L’article 134.4 a été ajouté au document. Il se lit ainsi : A l’ occasion des élections, le candidat le plus favorisé au premier tour n’ayant pas obtenu la majorité absolue est déclaré président dans le cas où son avance sur son poursuivant immédiat est égale ou supérieure à 25 %. Ceci est valable pour sénateurs et députés qui devraient avoir tous un mandat de 5 ans, selon le projet de révision. Le mieux que l’on puisse dire, c’est qu’on risque d’avoir, dans certains cas, des élus dont la légitimité serait peut-être très fragile.

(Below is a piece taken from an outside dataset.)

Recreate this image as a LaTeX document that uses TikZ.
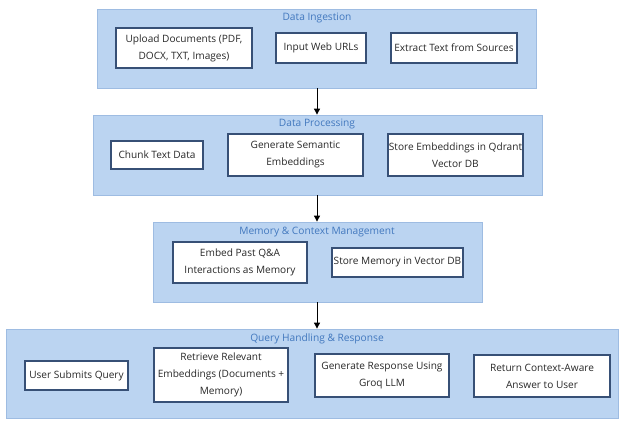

Pour l’adoption de la décision de réviser la Constitution, il est prévu une période spécifique : la première session de la législature ; une formation spéciale : l’Assemblée nationale ; un quorum précis : la présence des deux tiers (2/3) des membres de chacune des deux Assemblées ; un type de majorité : la décision d’adopter l’amendement proposé est prise par un vote à la majorité qualifiée (2/3) des suffrages exprimés. Rappelons que la Constitution, en son article 283, fait obligation aux Assemblées de se réunir en Assemblée nationale pour statuer sur l’amendement proposé dès la première session de la législature suivante, c’est-à-dire la législature ayant suivi celle qui a fait la déclaration. Par ailleurs, le président René Préval, initiateur de ce projet, est le premier à le violer. L’article 132.2 du document fait injonction au président de remettre le pouvoir le 7 février de l’année qui boucle ses 5 ans, quel que soit le mois de la prestation de serment.